Short task>
Begin with the first line below and retype each line exactly through the line containing "import * as echarts from 'echarts';". Any pictures are to be left out.

* * *

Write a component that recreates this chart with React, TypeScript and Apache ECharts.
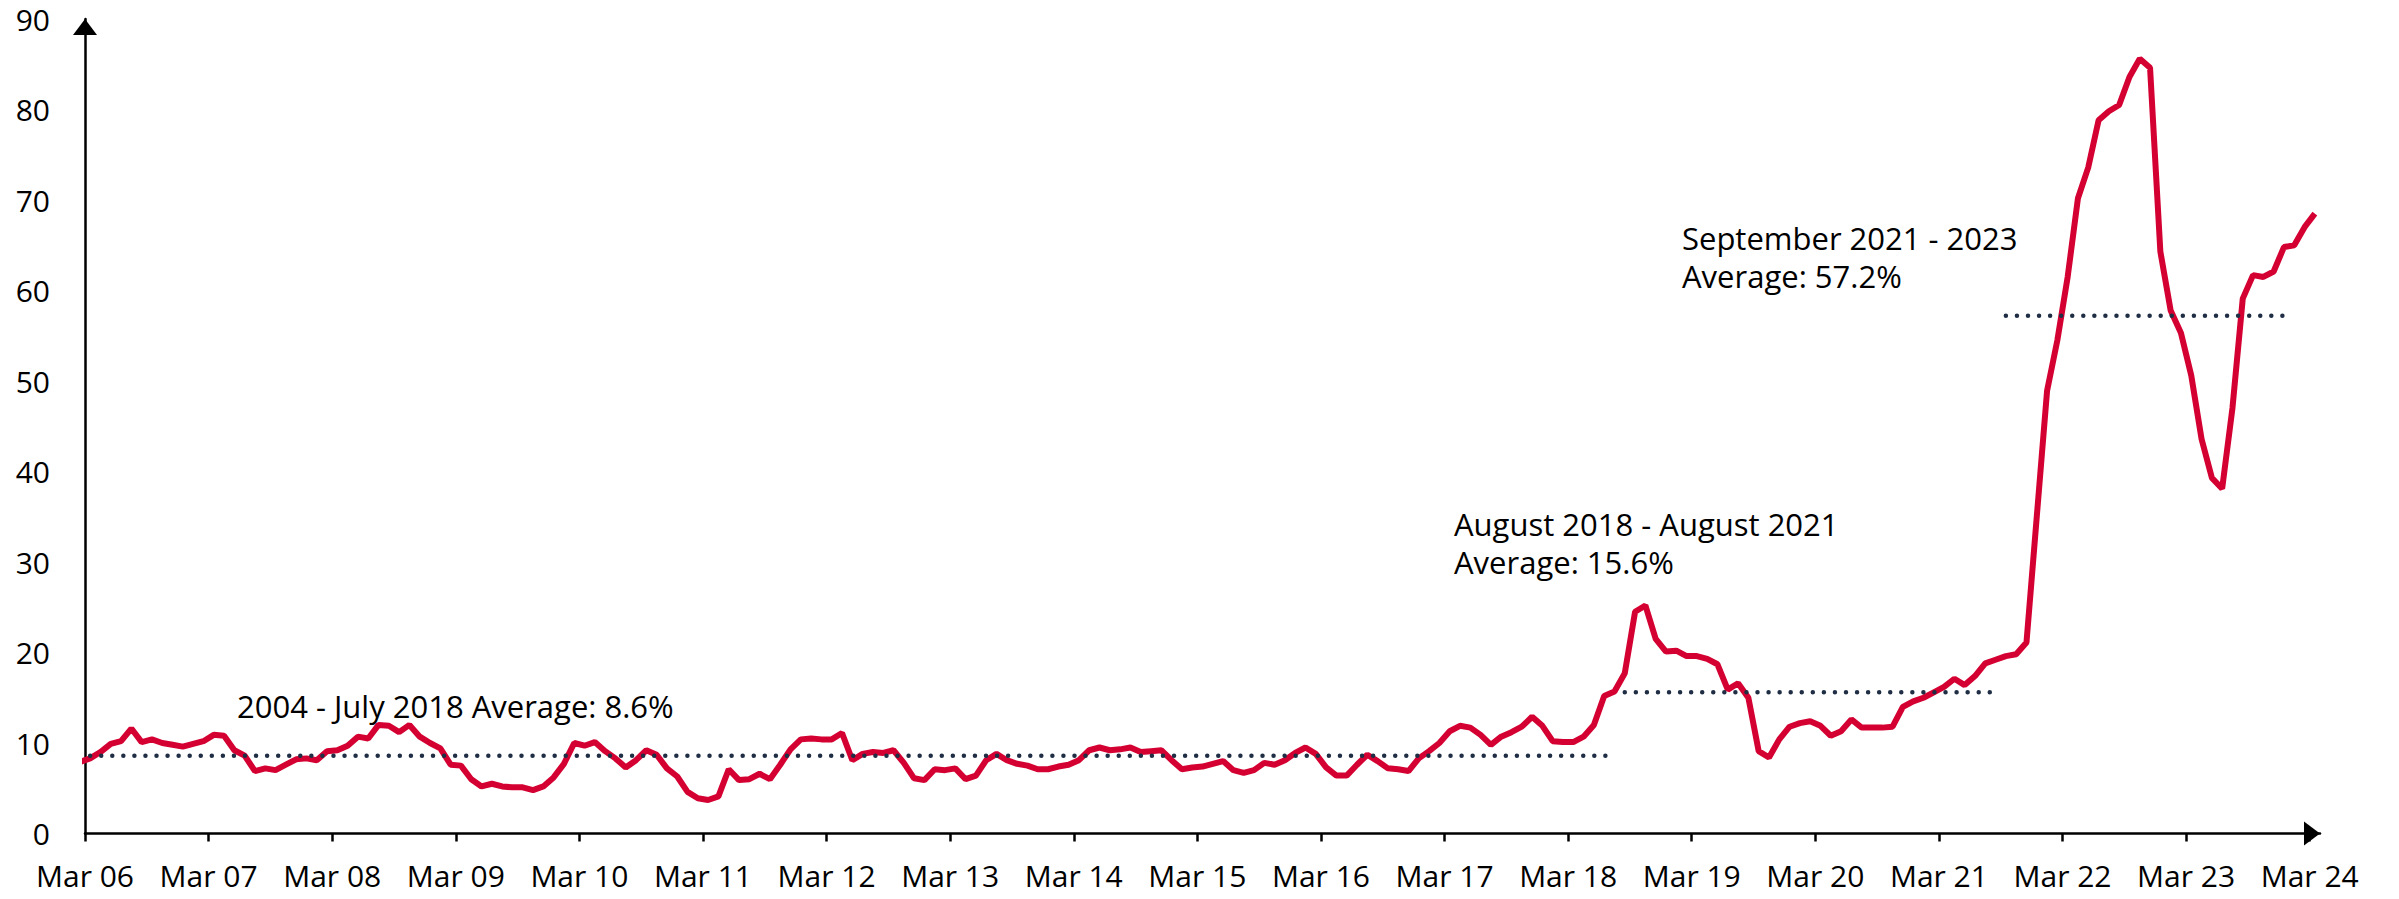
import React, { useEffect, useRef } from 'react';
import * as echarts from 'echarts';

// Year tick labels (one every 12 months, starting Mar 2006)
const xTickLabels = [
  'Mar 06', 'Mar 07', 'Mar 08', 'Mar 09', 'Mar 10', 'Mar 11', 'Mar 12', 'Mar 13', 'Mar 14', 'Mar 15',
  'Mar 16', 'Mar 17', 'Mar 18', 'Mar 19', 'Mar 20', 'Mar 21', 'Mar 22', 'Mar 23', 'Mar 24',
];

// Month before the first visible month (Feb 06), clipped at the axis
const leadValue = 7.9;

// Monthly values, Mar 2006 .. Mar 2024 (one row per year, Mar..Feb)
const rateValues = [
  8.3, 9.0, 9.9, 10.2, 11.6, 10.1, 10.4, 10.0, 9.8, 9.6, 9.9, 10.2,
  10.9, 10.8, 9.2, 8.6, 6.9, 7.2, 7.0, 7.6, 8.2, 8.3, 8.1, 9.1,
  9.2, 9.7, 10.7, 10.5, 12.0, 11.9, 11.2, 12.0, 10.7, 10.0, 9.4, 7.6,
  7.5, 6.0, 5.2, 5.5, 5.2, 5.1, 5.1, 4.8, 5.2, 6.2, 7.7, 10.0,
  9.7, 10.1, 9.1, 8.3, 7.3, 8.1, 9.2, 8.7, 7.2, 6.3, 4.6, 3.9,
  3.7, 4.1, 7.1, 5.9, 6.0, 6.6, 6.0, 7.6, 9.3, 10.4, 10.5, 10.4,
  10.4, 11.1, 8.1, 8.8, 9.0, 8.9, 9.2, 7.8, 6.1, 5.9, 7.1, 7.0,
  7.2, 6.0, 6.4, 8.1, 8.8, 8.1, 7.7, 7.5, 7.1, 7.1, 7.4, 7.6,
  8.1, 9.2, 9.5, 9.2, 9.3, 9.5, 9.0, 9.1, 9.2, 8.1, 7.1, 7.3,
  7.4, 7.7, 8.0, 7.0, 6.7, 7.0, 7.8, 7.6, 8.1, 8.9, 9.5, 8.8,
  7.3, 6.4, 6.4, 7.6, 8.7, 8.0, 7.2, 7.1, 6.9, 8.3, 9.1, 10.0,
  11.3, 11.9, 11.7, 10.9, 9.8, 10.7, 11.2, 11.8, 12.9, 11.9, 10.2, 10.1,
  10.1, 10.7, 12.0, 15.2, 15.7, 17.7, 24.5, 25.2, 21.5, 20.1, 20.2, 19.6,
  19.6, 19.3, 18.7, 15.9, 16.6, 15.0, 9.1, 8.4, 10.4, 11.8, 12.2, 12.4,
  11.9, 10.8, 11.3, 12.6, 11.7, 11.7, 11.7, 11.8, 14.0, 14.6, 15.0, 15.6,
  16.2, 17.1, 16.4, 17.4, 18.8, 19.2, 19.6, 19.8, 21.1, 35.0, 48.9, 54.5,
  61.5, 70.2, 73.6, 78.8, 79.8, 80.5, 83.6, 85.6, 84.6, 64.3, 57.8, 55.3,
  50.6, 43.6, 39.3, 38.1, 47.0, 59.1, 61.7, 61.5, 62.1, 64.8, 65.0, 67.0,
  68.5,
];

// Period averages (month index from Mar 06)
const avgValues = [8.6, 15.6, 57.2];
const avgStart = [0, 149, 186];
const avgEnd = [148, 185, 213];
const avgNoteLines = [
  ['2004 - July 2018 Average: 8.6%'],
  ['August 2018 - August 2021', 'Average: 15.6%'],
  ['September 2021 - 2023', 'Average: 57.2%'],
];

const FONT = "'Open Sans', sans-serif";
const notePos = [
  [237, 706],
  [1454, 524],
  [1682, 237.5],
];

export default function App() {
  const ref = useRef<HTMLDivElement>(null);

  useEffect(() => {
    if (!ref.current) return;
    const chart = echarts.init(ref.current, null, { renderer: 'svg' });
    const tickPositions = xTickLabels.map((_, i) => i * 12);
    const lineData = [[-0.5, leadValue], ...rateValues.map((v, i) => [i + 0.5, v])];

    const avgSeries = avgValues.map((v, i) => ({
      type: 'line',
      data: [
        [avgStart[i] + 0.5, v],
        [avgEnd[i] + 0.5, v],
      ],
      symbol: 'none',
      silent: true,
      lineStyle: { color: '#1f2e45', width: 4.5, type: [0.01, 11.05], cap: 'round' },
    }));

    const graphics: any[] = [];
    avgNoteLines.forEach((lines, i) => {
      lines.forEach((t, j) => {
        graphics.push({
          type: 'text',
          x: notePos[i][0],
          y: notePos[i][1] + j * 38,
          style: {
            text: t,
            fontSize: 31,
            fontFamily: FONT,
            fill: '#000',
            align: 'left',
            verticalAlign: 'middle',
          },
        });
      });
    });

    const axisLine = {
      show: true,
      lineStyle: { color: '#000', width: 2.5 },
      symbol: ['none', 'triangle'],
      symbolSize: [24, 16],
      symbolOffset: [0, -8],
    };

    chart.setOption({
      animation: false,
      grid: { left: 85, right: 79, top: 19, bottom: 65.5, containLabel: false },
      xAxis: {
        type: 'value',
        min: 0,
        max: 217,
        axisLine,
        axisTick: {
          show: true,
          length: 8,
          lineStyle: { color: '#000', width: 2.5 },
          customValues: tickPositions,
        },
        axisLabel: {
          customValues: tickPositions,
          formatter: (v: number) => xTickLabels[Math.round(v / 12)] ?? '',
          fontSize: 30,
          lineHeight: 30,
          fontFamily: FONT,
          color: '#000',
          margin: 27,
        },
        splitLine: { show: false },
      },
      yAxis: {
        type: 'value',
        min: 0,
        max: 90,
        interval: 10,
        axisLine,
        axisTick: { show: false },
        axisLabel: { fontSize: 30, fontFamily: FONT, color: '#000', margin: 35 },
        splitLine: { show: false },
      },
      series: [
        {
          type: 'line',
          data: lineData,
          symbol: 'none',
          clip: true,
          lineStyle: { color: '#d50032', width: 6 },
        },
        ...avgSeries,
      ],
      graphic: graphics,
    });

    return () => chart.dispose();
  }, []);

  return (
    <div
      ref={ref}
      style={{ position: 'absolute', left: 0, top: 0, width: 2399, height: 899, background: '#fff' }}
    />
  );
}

* * *

Complete answer>
Write a component that recreates this chart with React, TypeScript and Apache ECharts.
import React, { useEffect, useRef } from 'react';
import * as echarts from 'echarts';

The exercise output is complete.